Reza (Reza Akhlaghirad), qui ne possède rien d'autre que la ferme sur l'étang de laquelle il pêche des poissons, refuse de se laisser soudoyer par les grosses sommes que lui proposent ses riches voisins pour la racheter. Même lorsque les mécontents commencent à user de la force, il refuse de céder à leurs odieuses intimidations. On pourrait ne voir dans cette intégrité extrême que la marque d'un mirifique héroïsme si Reza n'était pas mari et père, et si son zèle moral n'avait de conséquences malheureuses que pour lui. Mais parce qu'il est lié à sa femme (Soudabeh Beizaee) et son fils, on peut aussi y voir une obstination orgueilleuse. C'est en tout cas l'occasion pour le cinéaste de faire surgir de nombreux dilemmes moraux : l'Idéal justifie-t-il le sacrifice de sa propre vie de celle de sa famille ? N'apprendre à ses enfants que la bonté et la rectitude, n'est-ce pas en faire des futures victimes ? Peut-on être autre chose qu'oppresseur et opprimé dans un état policier ?

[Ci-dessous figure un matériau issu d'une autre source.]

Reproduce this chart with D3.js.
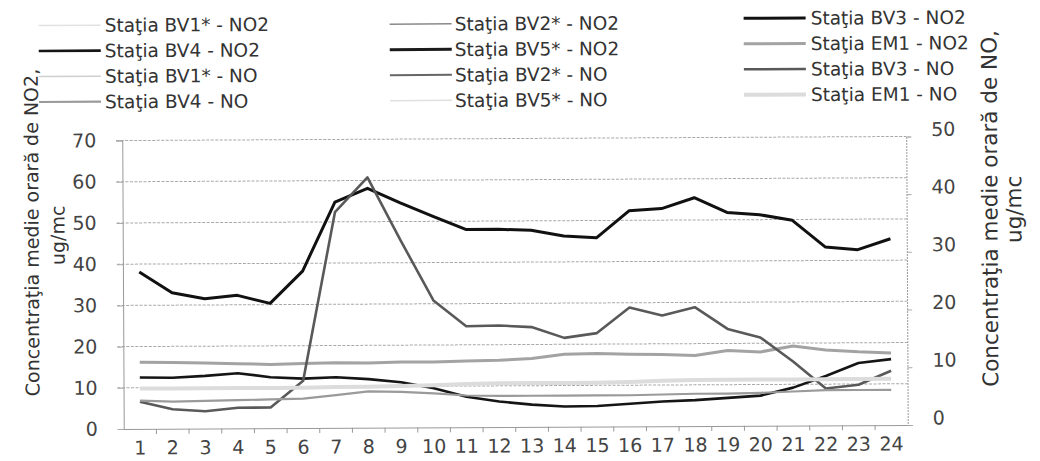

   Le réalisateur Mohammad Rasoulof, retenu en Iran en résidence surveillée au retour de la présentation de son film à Cannes, met en scène très subtilement les nombreuses situations dans lesquelles ses personnages tour à tour subissent et utilisent la corruption, montrant ainsi que la corruption généralisée est la somme des petites exceptions que les individus se pensent en droit de faire pour leur confort personnel. Il filme ses personnages au plus près dans des décors souvent saisissants de beauté. S'ils ont tous les deux des yeux étonnamment « perçants », l'homme intègre est incapable de rivaliser avec son épouse sur ce terrain : on n'est pas près d'oublier la ténacité absolue du regard de Soudabeh Beizaee, magnifique femme rebelle plus endurante dans la lutte que son homme.

F.L.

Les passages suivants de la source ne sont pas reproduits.